Monday, August 6, 2012

As the World Turns


It was a typical Friday afternoon, and “As the World Turns” was beaming its drama into many homes across the country.  Within minutes of its first commercial, the show was interrupted as these fateful words filled the screen:  “Here is a bulletin from CBS News.”   In the days ahead, we as a nation sat in shock in front of the television, grieving as Walter Cronkite fought back his own tears.  Thus the assassination of President John F. Kennedy became my first memory of a tragedy of this magnitude.

            Since then, the names and places have been many.  Some were specifically targeted, such as MLK Jr. and Kennedy’s brother Robert.  But seemingly random killings have also stained our history deeply.  Columbine.  Virginia Tech.  An Amish school in Pennsylvania.  And now a movie theater in Aurora, Colorado. 

While these public horrors have influenced how we see the world, it is also likely that we’ve each been touched by tragedy closer to home.  For me, it was Debbie, a girl in my fourth grade class, killed in her home along with her siblings by a father who then committed suicide.  For the children of Ashland, it now is the murder of two of our own daughters, Rachel Kiser and Lynn Jackenheimer, both dead in terrible circumstances.    

What do we say?  We grope for words to explain the horror to our children and to each other.  Why does someone do this?  We ask because the question shapes our worldview, and because if we can figure out the why, perhaps we can stop it from happening again.  Those close to the situation can be heard to say: If I’d only known.  If only I’d put two and two together.  Why didn’t I see the clues?

But in the end, after all the questions, after all the hand-wringing, after all the angst, the answer is simple: we don’t know why.  Millions of people have difficulty in their relationships but don’t kill their partner.  Thousands are despondent and entertain suicidal thoughts but don’t kill themselves – or their families.  Many exhibit a strange behavior or two, but they don’t stand up in a crowded theater and begin shooting the patrons.  Why one and not another?  We don’t know the answer to that question. 

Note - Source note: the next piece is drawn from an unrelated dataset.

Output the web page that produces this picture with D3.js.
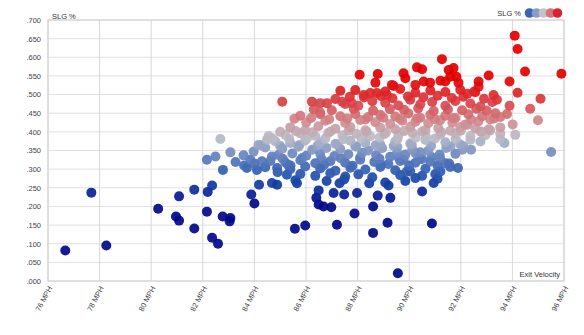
<!DOCTYPE html>
<html><head><meta charset="utf-8">
<script src="https://cdn.jsdelivr.net/npm/d3@7"></script>
<style>body{margin:0;background:#fff;font-family:"Liberation Sans",Arial,sans-serif;}</style>
</head><body><svg id="c" width="584" height="335"></svg>
<script>
const xTicks = [76,78,80,82,84,86,88,90,92,94,96];
const yTicks = [0,.05,.1,.15,.2,.25,.3,.35,.4,.45,.5,.55,.6,.65,.7];
const legendColors = ["#3a63b8","#8a9ccb","#c4c4c6","#d5747a","#d9232e"];
const exitVelo = [
76.67,77.68,78.26,80.27,80.96,81.08,81.08,81.67,81.67,82.68,82.16,82.49,82.78,83.07,83.27,82.36,82.19,82.16,82.77,83.07,83.04,82.36,82.59,83.88,84.00,84.18,84.68,84.88,83.58,83.71,83.84,84.16,83.97,84.10,84.29,84.49,84.55,84.68,84.88,85.26,85.59,86.49,86.40,86.49,86.68,86.98,87.07,87.48,87.98,87.88,87.20,85.97,85.57,88.78,89.27,88.60,89.16,88.60,89.07,89.20,89.56,87.48,90.88,90.50,90.50,89.91,90.04,91.10,91.21,91.10,91.89,91.79,91.18,90.88,90.50,90.24,89.78,89.53,92.40,
94.09,94.20,94.49,95.90,93.89,94.20,95.09,93.89,94.69,93.79,94.01,94.99,93.69,95.50,93.53,
93.08,92.69,92.69,91.27,90.30,90.50,89.78,89.85,89.33,91.53,91.72,91.59,91.83,91.21,91.40,91.91,90.56,90.81,90.24,93.27,93.40,92.52,92.26,93.08,92.76,92.24,92.37,92.11,
88.08,88.78,88.69,89.40,85.08,86.23,86.55,86.81,85.78,86.55,87.40,87.78,88.23,88.49,88.75,89.14,
87.33,87.91,89.07,89.65,90.24,90.82,91.40,91.98,92.56,
87.14,87.52,88.03,88.57,89.07,89.58,90.04,90.43,90.89,91.40,91.79,92.37,92.76,93.22,
86.55,87.33,87.91,88.41,88.88,89.46,89.97,90.43,90.82,91.40,91.79,92.29,92.83,93.34,
86.01,86.75,87.52,88.10,88.69,89.26,89.73,90.24,90.74,91.20,91.67,92.18,92.68,93.14,
85.39,85.97,86.48,87.14,87.72,88.30,88.88,89.46,90.04,90.63,91.13,91.59,91.98,92.56,93.14,93.53,
85.20,85.78,86.36,86.86,87.41,87.95,88.49,89.03,89.58,90.12,90.66,91.20,91.79,92.37,92.95,93.53,94.11,
84.81,85.39,85.97,86.55,87.14,87.72,88.30,88.88,89.46,90.04,90.63,91.40,91.98,92.76,93.53,
84.42,85.08,85.70,86.24,86.79,87.33,87.91,88.41,88.95,89.54,90.12,90.74,91.44,92.06,
84.93,85.47,86.01,86.55,87.10,87.64,88.18,88.72,89.26,89.85,90.43,
84.62,85.20,85.78,86.36,86.94,87.52,88.10,88.65,89.19,89.65,90.24,90.82,91.40,
84.42,85.39,85.97,86.55,87.14,87.72,88.30,88.88,89.46,90.63,91.59,
85.78,86.36,86.94,87.52,88.03,88.57,89.65,90.24,91.01,
83.60,84.00,84.90,85.30,85.65,86.80,87.30,88.45,89.85,90.95,91.55,
87.70,88.25,88.90,89.35,89.95,90.55,91.10,91.65,92.10,92.90,
86.30,87.00,87.85,88.60,89.25,89.80,90.35,90.95,91.50,92.05,92.60,93.00,
85.55,86.20,86.90,87.60,88.30,89.00,89.65,90.30,91.00,91.70,92.40,93.30,
85.00,85.60,86.25,86.95,87.65,88.35,89.10,89.80,90.50,91.25,92.00,92.80,
84.70,85.35,86.05,86.75,87.45,88.15,88.85,89.55,90.25,91.00,91.80,
84.25,85.00,85.75,86.45,87.20,87.95,88.70,89.40,90.10,90.85,91.60,
85.10,85.85,86.60,87.35,88.10,88.85,89.60,90.40,91.20,
85.40,86.70,87.80,88.90,90.00
];
const slg = [
.082,.237,.095,.194,.173,.162,.227,.245,.141,.381,.325,.334,.298,.345,.319,.256,.239,.186,.173,.169,.160,.116,.100,.232,.208,.258,.263,.258,.337,.303,.325,.365,.347,.298,.321,.379,.389,.334,.303,.285,.270,.243,.223,.205,.200,.198,.236,.232,.236,.181,.151,.149,.140,.229,.223,.200,.156,.129,.264,.256,.021,.272,.154,.240,.282,.294,.294,.274,.294,.309,.303,.341,.339,.332,.327,.343,.325,.343,.352,
.658,.622,.562,.556,.535,.505,.489,.470,.462,.448,.420,.431,.370,.346,.440,
.551,.535,.521,.595,.573,.568,.557,.544,.526,.566,.571,.548,.548,.537,.535,.532,.535,.532,.526,.499,.486,.508,.502,.407,.401,.419,.379,.361,
.553,.555,.532,.523,.481,.481,.477,.477,.443,.452,.481,.477,.499,.504,.504,.499,
.510,.512,.508,.515,.505,.511,.507,.513,.506,
.488,.475,.470,.482,.478,.471,.486,.474,.480,.470,.483,.476,.468,.480,
.447,.442,.448,.440,.446,.441,.449,.438,.446,.443,.437,.447,.442,.450,
.425,.430,.424,.432,.426,.421,.430,.427,.423,.431,.425,.420,.428,.433,
.412,.405,.415,.408,.413,.404,.411,.407,.414,.405,.410,.403,.413,.409,.404,.412,
.392,.396,.389,.397,.391,.395,.388,.394,.390,.398,.387,.393,.396,.389,.391,.395,.392,
.375,.370,.377,.372,.368,.376,.371,.366,.374,.369,.378,.372,.366,.374,.380,
.358,.355,.360,.352,.357,.354,.361,.350,.356,.359,.353,.349,.357,.352,
.338,.342,.336,.341,.335,.340,.344,.337,.333,.339,.345,
.322,.318,.324,.316,.321,.317,.325,.319,.314,.322,.317,.320,.316,
.305,.300,.307,.302,.296,.304,.299,.306,.297,.301,.306,
.287,.282,.289,.280,.286,.278,.284,.276,.287,
.310,.315,.292,.312,.262,.268,.262,.262,.268,.263,.315,
.494,.492,.496,.490,.495,.493,.497,.491,.494,.489,
.460,.458,.462,.457,.461,.459,.463,.456,.460,.458,.462,.457,
.435,.437,.434,.436,.433,.438,.435,.436,.434,.437,.433,.436,
.400,.402,.399,.401,.403,.400,.398,.402,.401,.399,.403,.400,
.383,.381,.384,.382,.380,.383,.385,.381,.384,.382,.380,
.364,.362,.365,.363,.366,.361,.364,.362,.365,.363,.361,
.328,.330,.327,.329,.331,.328,.330,.327,.329,
.310,.311,.309,.312,.310
];

const W=584,H=335, m={l:48,r:20,t:20,b:54};
const svg=d3.select("#c");
const x=d3.scaleLinear().domain([76,96]).range([m.l,W-m.r]);
const y=d3.scaleLinear().domain([0,.7]).range([H-m.b,m.t]);
const color=d3.scaleLinear()
  .domain([.21,.27,.30,.34,.385,.43,.475,.54])
  .range(["#00088a","#1545a8","#3560b2","#6a86c0","#bbbec8","#d0878b","#d8454b","#e30000"])
  .clamp(true);

svg.append("g").selectAll("line").data(yTicks).join("line")
  .attr("x1",m.l).attr("x2",W-m.r).attr("y1",d=>y(d)).attr("y2",d=>y(d))
  .attr("stroke","#e0e0e0").attr("stroke-width",1);
svg.append("g").selectAll("line").data(xTicks).join("line")
  .attr("y1",m.t).attr("y2",H-m.b).attr("x1",d=>x(d)).attr("x2",d=>x(d))
  .attr("stroke","#d8d8d8").attr("stroke-width",1);
svg.append("rect").attr("x",m.l).attr("y",m.t).attr("width",W-m.l-m.r).attr("height",H-m.t-m.b)
  .attr("fill","none").attr("stroke","#d0d0d0");

const ya=svg.append("g").attr("transform",`translate(${m.l},0)`)
  .call(d3.axisLeft(y).tickValues(yTicks).tickSize(0).tickPadding(7).tickFormat(d=>d3.format(".3f")(d).replace(/^0/,"")));
ya.select(".domain").remove();
ya.selectAll("text").attr("font-size",7.5).attr("fill","#444").attr("font-family","Liberation Sans, Arial, sans-serif");
const xa=svg.append("g").attr("transform",`translate(0,${H-m.b})`)
  .call(d3.axisBottom(x).tickValues(xTicks).tickSize(0).tickFormat(d=>d+" MPH"));
xa.select(".domain").remove();
xa.selectAll("text").attr("font-size",7.5).attr("fill","#444").attr("font-family","Liberation Sans, Arial, sans-serif")
  .attr("text-anchor","end").attr("dy",0).attr("y",0)
  .attr("transform","translate(4,7) rotate(-62)");

const pts=exitVelo.map((v,i)=>({v,s:slg[i]})).sort((a,b)=>a.s-b.s);
svg.append("g").selectAll("circle").data(pts).join("circle")
  .attr("cx",d=>x(d.v)).attr("cy",d=>y(d.s)).attr("r",5)
  .attr("fill",d=>color(d.s)).attr("fill-opacity",0.92);

svg.append("text").attr("x",52).attr("y",19).attr("font-size",7.5).attr("fill","#333").text("SLG %");
svg.append("text").attr("x",W-m.r-4).attr("y",H-m.b-4).attr("text-anchor","end").attr("font-size",7.5).attr("fill","#333").text("Exit Velocity");
svg.append("text").attr("x",521).attr("y",16).attr("text-anchor","end").attr("font-size",7.5).attr("fill","#333").text("SLG %");
svg.append("g").selectAll("circle").data(legendColors).join("circle")
  .attr("cx",(d,i)=>529.5+i*7).attr("cy",13).attr("r",4.8).attr("fill",d=>d);
</script></body></html>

We search for answers in the talking head experts of law enforcement and mental health.  They tell us that heredity and environment make a difference, and that brain scans can show areas of concern.  But in the end, we live in a culture that allows for a tremendous amount of personal choice.  We choose to take the stairs or the elevator, to scream or pout, and to love or hate.  Elisabeth Kubler-Ross spoke wisely about choice:  “We need to teach the next generation of children from day one that they are responsible for their lives . . . we can make our choices built from love or from fear.” 

Many years ago, we became very involved with a family in the church who faced serious problems.  Both parents drank heavily and physically abused each other, and the young teen-agers watched helplessly as their family threatened to implode or explode around them.  Statistics told us that at least one of the children would follow in the path of the parents, but what the statistics didn’t say was which one.  We knew that the presence of a caring adult and the support of a community of faith could make a difference.  We knew that alternatives to violence could be taught – but would it be enough?     

The reality was that I couldn’t save those kids.  I couldn’t change their life stories for them – I could only give them tools to use along the path as they chose their own way.   Turning to the wisdom of Narnia once again, “No one is told any story but their own.”

It is the youngest son of that family who sits in prison today.  I grieve over his choices and his actions.  I grieve for those destroyed by his actions.  I grieve with the parents, teachers, pastors and neighbors of those who choose violence against others or themselves.  For what could have been, and for what will never be.